From Military Airfield to Beloved Gathering Place
Airplanes once landed where native grass now grows. Piles of concrete and asphalt once covered an 18-acre tidal marsh that now offers respite for egrets and blue herons. Today, this former military airfield is a 100-acre urban national park beloved by the millions of visitors who experience its beauty each year. And at its heart, the Crissy Field story is about a community coming together to create a park for all people.
A Story of Community
The Crissy Field we know today was created through unprecedented community input and volunteer efforts. Throughout the design process, the planners gathered feedback from the public to make sure the park would be accessible to everyone, so that a larger and more diverse community could walk and play in—and take stewardship over—this great national park in San Francisco’s backyard. Over the years that followed, construction crews removed thousands of tons of rubble, and the community volunteered 2,400 hours and donated more than $34.5 million towards reinvigorating the wetland ecology and building one of the most beloved parks in the Bay Area.

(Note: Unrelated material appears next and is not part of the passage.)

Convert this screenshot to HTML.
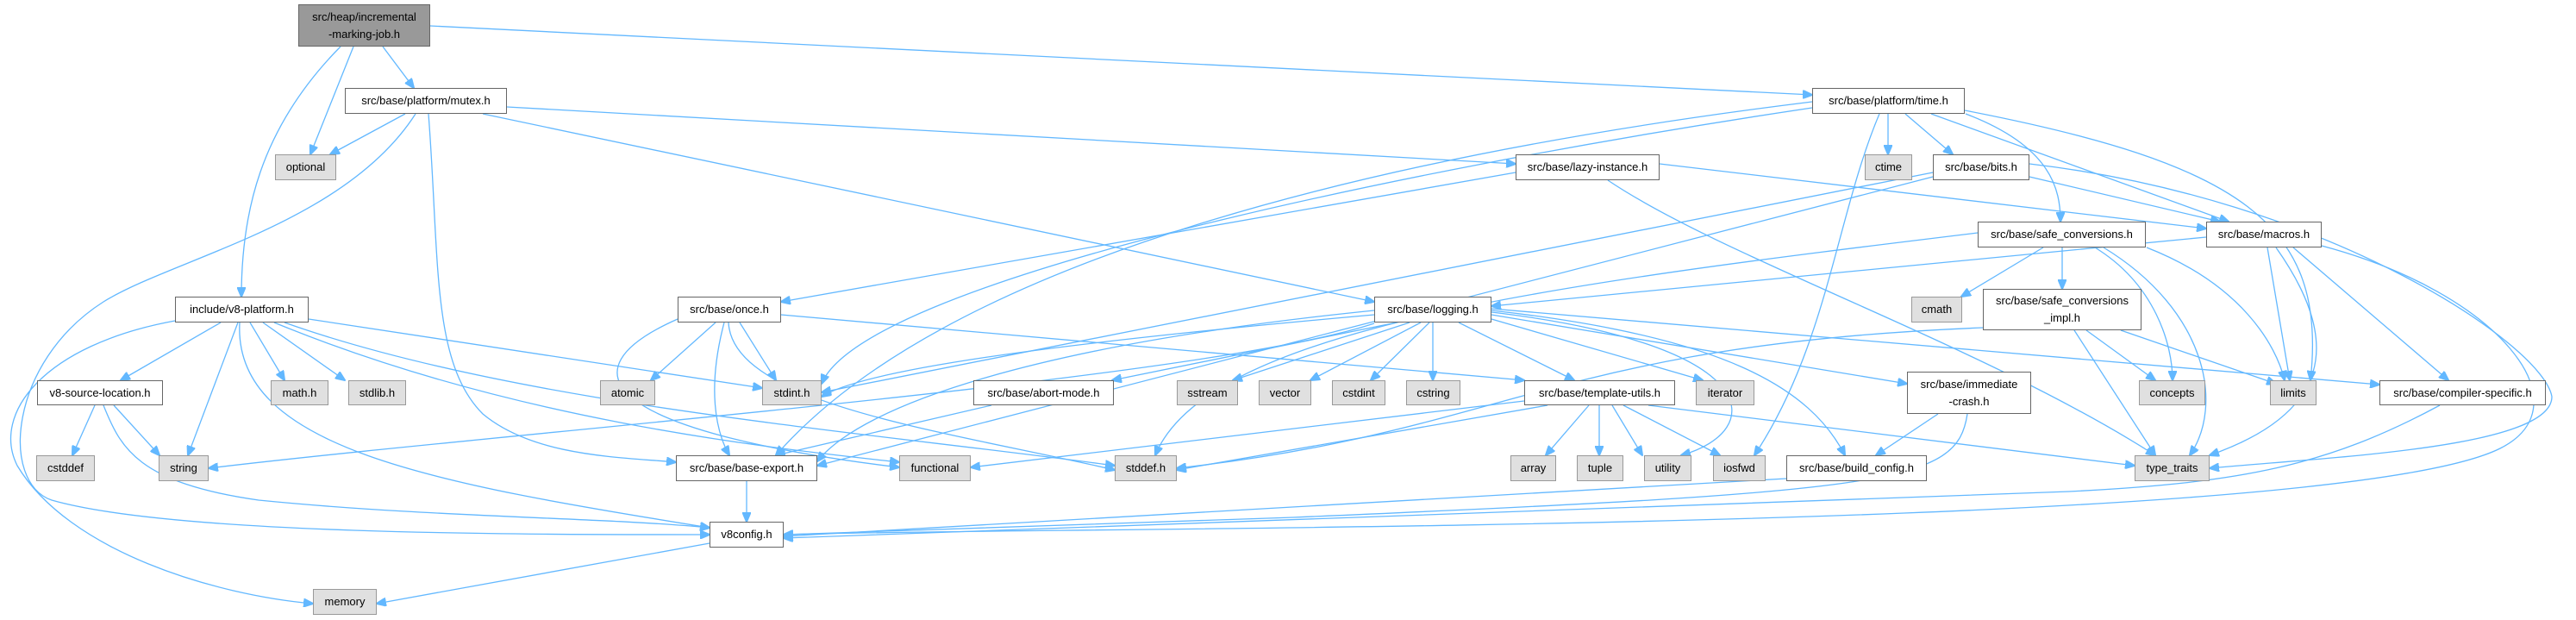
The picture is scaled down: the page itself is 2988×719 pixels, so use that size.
<!DOCTYPE html>
<html><head><meta charset="utf-8"><style>
body{margin:0;background:#fff;width:2988px;height:719px;overflow:hidden;position:relative;font-family:"Liberation Sans",sans-serif}
svg{position:absolute;left:0;top:0}
.n{position:absolute;box-sizing:border-box;border:1.5px solid #666;background:#fff;font-size:13px;color:#000;display:flex;align-items:center;justify-content:center;text-align:center;line-height:20px;white-space:nowrap}
.g{background:#e0e0e0;border-color:#999}
.r{background:#999;border-color:#666}
path{fill:none;stroke:#63b8ff;stroke-width:1.3}
</style></head><body>
<svg width="2988" height="719">
<defs><marker id="a" markerWidth="12" markerHeight="10" refX="11" refY="5" orient="auto" markerUnits="userSpaceOnUse"><path d="M0,0 L12,5 L0,10 z" style="fill:#63b8ff;stroke:#63b8ff"/></marker></defs>
<g marker-end="url(#a)">
<path d="M395,54 C300,150 280,250 280,344"/>
<path d="M410,54 L360,179"/>
<path d="M444,54 L480,102"/>
<path d="M499,30 L2102,110"/>
<path d="M470,132 L383,179"/>
<path d="M482,132 C400,260 200,300 120,350 C10,420 0,560 60,580 C200,620 600,620 823,620"/>
<path d="M497,132 C510,300 500,420 560,480 C620,530 720,530 784,536"/>
<path d="M588,124 L1758,190"/>
<path d="M560,132 L1594,350"/>
<path d="M2102,125 C1600,200 1000,330 953,445"/>
<path d="M2102,118 C1600,180 1100,300 900,528"/>
<path d="M2190,132 L2190,179"/>
<path d="M2210,132 L2265,179"/>
<path d="M2280,132 C2380,170 2390,220 2390,257"/>
<path d="M2240,132 L2585,257"/>
<path d="M2279,128 C2600,190 2700,260 2680,441"/>
<path d="M2180,132 C2130,250 2120,400 2035,528"/>
<path d="M1758,200 L906,350"/>
<path d="M1925,190 L2559,265"/>
<path d="M1865,209 C2000,300 2300,400 2500,528"/>
<path d="M2242,200 L953,455"/>
<path d="M2242,205 L948,540"/>
<path d="M2354,205 L2575,257"/>
<path d="M2354,190 C2700,230 2950,400 2960,460 C2960,520 2700,530 2563,543"/>
<path d="M2294,270 C1800,330 1400,380 1340,528"/>
<path d="M2370,287 L2275,344"/>
<path d="M2392,287 L2392,335"/>
<path d="M2430,287 C2500,330 2520,400 2520,441"/>
<path d="M2490,287 C2600,330 2640,400 2650,441"/>
<path d="M2440,287 C2560,360 2580,470 2540,528"/>
<path d="M2559,275 L1730,355"/>
<path d="M2630,287 L2656,441"/>
<path d="M2640,287 C2720,400 2700,480 2563,528"/>
<path d="M2660,287 L2840,441"/>
<path d="M2693,285 C2900,340 3000,470 2900,520 C2700,620 1200,610 909,620"/>
<path d="M256,374 L140,441"/>
<path d="M290,374 L330,441"/>
<path d="M305,374 L400,441"/>
<path d="M276,374 L218,528"/>
<path d="M278,374 C270,520 500,560 823,612"/>
<path d="M358,370 L884,450"/>
<path d="M203,372 C50,400 -10,480 20,540 C80,640 250,690 363,700"/>
<path d="M318,374 C600,490 900,520 1043,536"/>
<path d="M330,374 C600,470 1000,500 1293,540"/>
<path d="M830,374 L755,441"/>
<path d="M858,374 L900,441"/>
<path d="M840,374 C820,450 830,500 846,528"/>
<path d="M845,374 C850,470 1100,500 1293,545"/>
<path d="M786,370 C650,430 700,500 1043,542"/>
<path d="M906,365 L1768,441"/>
<path d="M1620,374 L1290,441"/>
<path d="M1635,374 L1430,441"/>
<path d="M1648,374 L1520,441"/>
<path d="M1658,374 L1590,441"/>
<path d="M1662,374 L1662,441"/>
<path d="M1692,374 L1826,441"/>
<path d="M1730,370 L1975,441"/>
<path d="M1730,365 L2212,445"/>
<path d="M1730,360 C2000,390 2100,450 2140,528"/>
<path d="M1730,362 C2050,400 2050,500 1950,528"/>
<path d="M1730,358 L2760,446"/>
<path d="M1594,365 C1200,400 1000,430 953,460"/>
<path d="M1594,360 C1200,400 1000,470 948,535"/>
<path d="M1594,375 C1400,440 600,500 242,543"/>
<path d="M2300,380 C1800,400 1750,500 1365,543"/>
<path d="M2420,383 L2500,441"/>
<path d="M2460,383 L2640,445"/>
<path d="M2406,383 L2500,528"/>
<path d="M110,470 L84,528"/>
<path d="M132,470 L185,528"/>
<path d="M120,470 C140,520 160,560 300,580 C500,600 700,600 823,612"/>
<path d="M1150,470 L900,528"/>
<path d="M866,558 L866,605"/>
<path d="M1843,470 L1793,528"/>
<path d="M1855,470 L1855,528"/>
<path d="M1870,470 L1905,528"/>
<path d="M1883,470 L1995,528"/>
<path d="M1768,465 L1126,542"/>
<path d="M1795,470 L1365,545"/>
<path d="M1912,470 L2476,540"/>
<path d="M2248,480 L2176,528"/>
<path d="M2282,480 C2270,560 2200,570 1500,600 L909,620"/>
<path d="M2072,555 L909,622"/>
<path d="M2830,470 C2700,540 2600,560 2400,570 L909,624"/>
<path d="M823,630 L437,700"/>
</g></svg>
<div class="n r" style="left:346px;top:5px;width:153px;height:49px">src/heap/incremental<br>-marking-job.h</div>
<div class="n" style="left:400px;top:102px;width:188px;height:30px">src/base/platform/mutex.h</div>
<div class="n g" style="left:319px;top:179px;width:71px;height:30px">optional</div>
<div class="n" style="left:2102px;top:102px;width:177px;height:30px">src/base/platform/time.h</div>
<div class="n" style="left:1758px;top:179px;width:167px;height:30px">src/base/lazy-instance.h</div>
<div class="n g" style="left:2163px;top:179px;width:55px;height:30px">ctime</div>
<div class="n" style="left:2242px;top:179px;width:112px;height:30px">src/base/bits.h</div>
<div class="n" style="left:2294px;top:257px;width:195px;height:30px">src/base/safe_conversions.h</div>
<div class="n" style="left:2559px;top:257px;width:134px;height:30px">src/base/macros.h</div>
<div class="n" style="left:203px;top:344px;width:155px;height:30px">include/v8-platform.h</div>
<div class="n" style="left:786px;top:344px;width:120px;height:30px">src/base/once.h</div>
<div class="n" style="left:1594px;top:344px;width:136px;height:30px">src/base/logging.h</div>
<div class="n g" style="left:2217px;top:344px;width:59px;height:30px">cmath</div>
<div class="n" style="left:2300px;top:335px;width:184px;height:48px">src/base/safe_conversions<br>_impl.h</div>
<div class="n" style="left:43px;top:441px;width:146px;height:29px">v8-source-location.h</div>
<div class="n g" style="left:314px;top:441px;width:67px;height:29px">math.h</div>
<div class="n g" style="left:404px;top:441px;width:67px;height:29px">stdlib.h</div>
<div class="n g" style="left:696px;top:441px;width:64px;height:29px">atomic</div>
<div class="n g" style="left:884px;top:441px;width:69px;height:29px">stdint.h</div>
<div class="n" style="left:1129px;top:441px;width:163px;height:29px">src/base/abort-mode.h</div>
<div class="n g" style="left:1365px;top:441px;width:71px;height:29px">sstream</div>
<div class="n g" style="left:1460px;top:441px;width:61px;height:29px">vector</div>
<div class="n g" style="left:1545px;top:441px;width:62px;height:29px">cstdint</div>
<div class="n g" style="left:1631px;top:441px;width:63px;height:29px">cstring</div>
<div class="n" style="left:1768px;top:441px;width:175px;height:29px">src/base/template-utils.h</div>
<div class="n g" style="left:1967px;top:441px;width:68px;height:29px">iterator</div>
<div class="n" style="left:2212px;top:431px;width:144px;height:49px">src/base/immediate<br>-crash.h</div>
<div class="n g" style="left:2481px;top:441px;width:77px;height:29px">concepts</div>
<div class="n g" style="left:2633px;top:441px;width:54px;height:29px">limits</div>
<div class="n" style="left:2760px;top:441px;width:193px;height:29px">src/base/compiler-specific.h</div>
<div class="n g" style="left:42px;top:528px;width:68px;height:30px">cstddef</div>
<div class="n g" style="left:184px;top:528px;width:58px;height:30px">string</div>
<div class="n g" style="left:1043px;top:528px;width:83px;height:30px">functional</div>
<div class="n" style="left:784px;top:528px;width:164px;height:30px">src/base/base-export.h</div>
<div class="n g" style="left:1293px;top:528px;width:72px;height:30px">stddef.h</div>
<div class="n g" style="left:1752px;top:528px;width:53px;height:30px">array</div>
<div class="n g" style="left:1829px;top:528px;width:54px;height:30px">tuple</div>
<div class="n g" style="left:1907px;top:528px;width:55px;height:30px">utility</div>
<div class="n g" style="left:1987px;top:528px;width:61px;height:30px">iosfwd</div>
<div class="n" style="left:2072px;top:528px;width:163px;height:30px">src/base/build_config.h</div>
<div class="n g" style="left:2476px;top:528px;width:87px;height:30px">type_traits</div>
<div class="n" style="left:823px;top:605px;width:86px;height:30px">v8config.h</div>
<div class="n g" style="left:363px;top:683px;width:74px;height:30px">memory</div>
</body></html>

The Haas, Jr. Fund is honored to have been a part of that story, starting in 1986 with a planning grant to find a way to restore and reinvent the airfield as a green space that was more accessible to the public. A lead grant of $18 million—$13.5 million from the Haas, Jr. Fund and $4.5 million from Colleen and Robert Haas—supported those efforts. Pledged in 1997 this grant was the largest cash gift in National Park Service history at that time. Since it reopened in 2001, the Fund has continued to work closely with the Golden Gate National Parks Conservancy and the National Park Service to make Crissy Field accessible to the whole community, granting an additional $1.5 million in 2007 and $2.5 million in 2015.
A Thriving Park for All
Since its opening, Crissy Field has attracted millions of visitors from the Bay Area, the nation and the world. It offers an iconic view of the Golden Gate Bridge and San Francisco Bay, as well as open spaces, picnic areas, shoreline access, and a central promenade enjoyed by people of all ages and backgrounds.
The Crissy Field Center was created as a place where people from throughout the Bay Area would be able to connect to the park. The Center’s classrooms, labs and green education facility offers a variety of youth programming to encourage new generations to take up the work of building a healthy and more environmentally just society. The Center aims to reach young people in groups that have traditionally had little access to national parks.